Reporting lower-than-expected third-quarter earnings and forecasting flat lithium prices this quarter, the Santiago-based company said its board approved an expansion as part of a $1.3-billion investment plan through 2024.
SQM is looking past the current lithium supply glut that has pushed down prices. In what BMO Capital Markets calls a volume-over-price strategy, the company wants to grow its market share and capitalise on a recovery when demand growth outpaces supply of the key rechargeable battery ingredient as part of a global energy transformation.

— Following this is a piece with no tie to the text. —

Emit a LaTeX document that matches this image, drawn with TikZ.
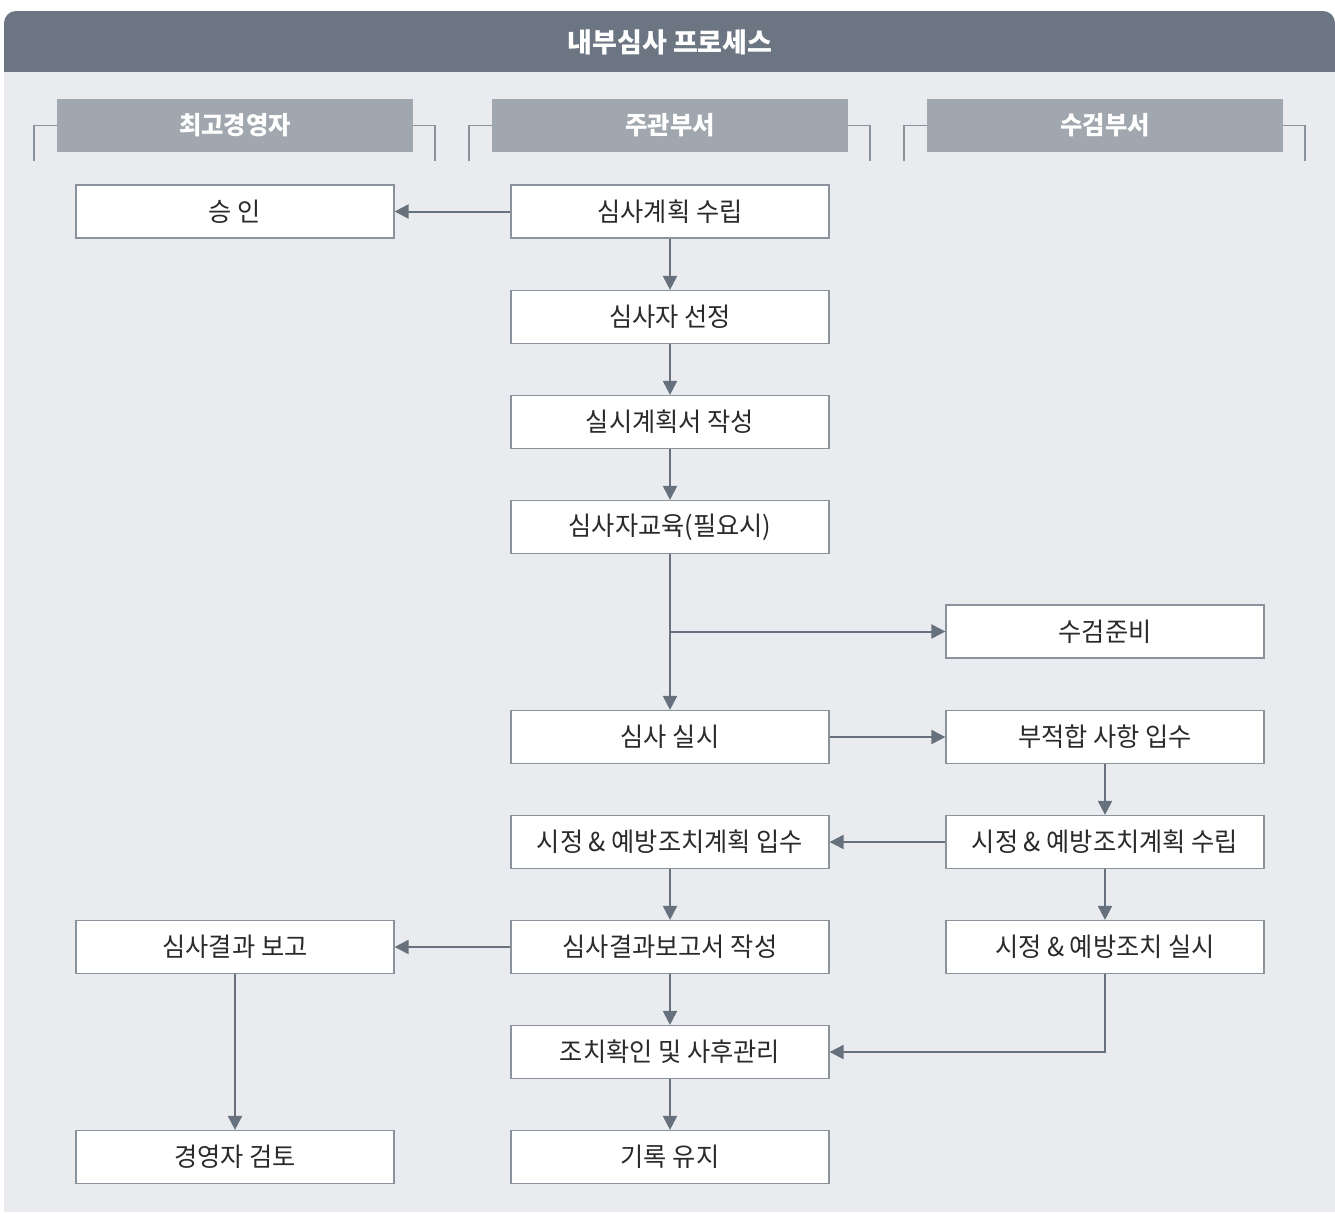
\documentclass[tikz,border=0pt]{standalone}
\usepackage{fontspec}
\setmainfont{Noto Sans CJK KR}[FakeStretch=0.97]
\newfontfamily\titlekr{Noto Sans CJK KR}[FakeStretch=1.0]
\usetikzlibrary{arrows.meta}
\definecolor{headc}{HTML}{6B7682}
\definecolor{lanec}{HTML}{A0A7AF}
\definecolor{panelbg}{HTML}{E9EBEE}
\definecolor{boxline}{HTML}{8A929B}
\definecolor{arrowc}{HTML}{66717D}
\definecolor{txt}{HTML}{2A2A2A}
\tikzset{
  procbox/.style={draw=boxline, line width=1.2pt, fill=white, minimum width=318pt, minimum height=53pt, inner sep=0pt, text=txt, font=\fontsize{26}{30}\selectfont},
  lanebox/.style={fill=lanec, minimum width=356pt, minimum height=53pt, inner sep=0pt, text=white, font=\fontsize{25}{29}\selectfont\bfseries},
  bracket/.style={draw=boxline, line width=1.2pt},
  flow/.style={draw=arrowc, line width=2pt, -{Triangle[length=14pt,width=14pt]}}
}
\begin{document}
\begin{tikzpicture}[x=1pt,y=-1pt]
\useasboundingbox (0,0) rectangle (1335,1213);
% panel
\fill[headc, rounded corners=12pt] (4,11) rectangle (1335,110);
\fill[panelbg] (4,72) rectangle (1335,1212);
\node[text=white, font=\titlekr\fontsize{27}{31}\selectfont\bfseries] (title) at (670,42) {내부심사 프로세스};
% lane headers
\node[lanebox] (lane1) at (235,125.5) {최고경영자};
\node[lanebox] (lane2) at (670,125.5) {주관부서};
\node[lanebox] (lane3) at (1105,125.5) {수검부서};
\draw[bracket] (34,161) |- (lane1.west);
\draw[bracket] (lane1.east) -| (435,161);
\draw[bracket] (469,161) |- (lane2.west);
\draw[bracket] (lane2.east) -| (870,161);
\draw[bracket] (904,161) |- (lane3.west);
\draw[bracket] (lane3.east) -| (1305,161);
% boxes
\node[procbox] (approve) at (235,211.5) {승 인};
\node[procbox] (plan) at (670,211.5) {심사계획 수립};
\node[procbox] (select) at (670,317) {심사자 선정};
\node[procbox] (write) at (670,422) {실시계획서 작성};
\node[procbox] (edu) at (670,527) {심사자교육(필요시)};
\node[procbox] (prep) at (1105,631.5) {수검준비};
\node[procbox] (audit) at (670,737) {심사 실시};
\node[procbox] (nonconf) at (1105,737) {부적합 사항 입수};
\node[procbox] (receive) at (670,842) {시정 \& 예방조치계획 입수};
\node[procbox] (plan2) at (1105,842) {시정 \& 예방조치계획 수립};
\node[procbox] (resultrep) at (235,947) {심사결과 보고};
\node[procbox] (report) at (670,947) {심사결과보고서 작성};
\node[procbox] (exec) at (1105,947) {시정 \& 예방조치 실시};
\node[procbox] (confirm) at (670,1052) {조치확인 및 사후관리};
\node[procbox] (review) at (235,1157) {경영자 검토};
\node[procbox] (record) at (670,1157) {기록 유지};
\coordinate (branch) at (670,631.5);
% connectors
\draw[flow] (plan) -- (approve);
\draw[flow] (plan) -- (select);
\draw[flow] (select) -- (write);
\draw[flow] (write) -- (edu);
\draw[flow] (edu) -- (audit);
\draw[flow] (branch) -- (prep);
\draw[flow] (audit) -- (nonconf);
\draw[flow] (nonconf) -- (plan2);
\draw[flow] (plan2) -- (receive);
\draw[flow] (plan2) -- (exec);
\draw[flow] (receive) -- (report);
\draw[flow] (report) -- (resultrep);
\draw[flow] (report) -- (confirm);
\draw[flow] (exec.south) |- (confirm.east);
\draw[flow] (confirm) -- (record);
\draw[flow] (resultrep) -- (review);
\end{tikzpicture}
\end{document}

Soc. Quimica & Minera de Chile, as the company is known formally, expects lithium sales of 60 000 metric tons this year to increase by 30% next year, it said in an earnings statement late Wednesday.
In terms of lithium carbonate capacity, SQM will expand to 120 000 t from 70 000 t by the end of next year, while its hydroxide capacity will increase to 21 500 t. Its board approved taking carbonate to 180 000 t and hydroxide to 30 000 t by 2023. Right now, it’s producing at a rate of 75 000 t/y.
As part of the investment plan through 2024, SQM will also boost mining capacity for iodine nitrates, develop a seawater pipeline and introduce sustainability measures to halve its use of brine and reduce water use by 40% by 2030.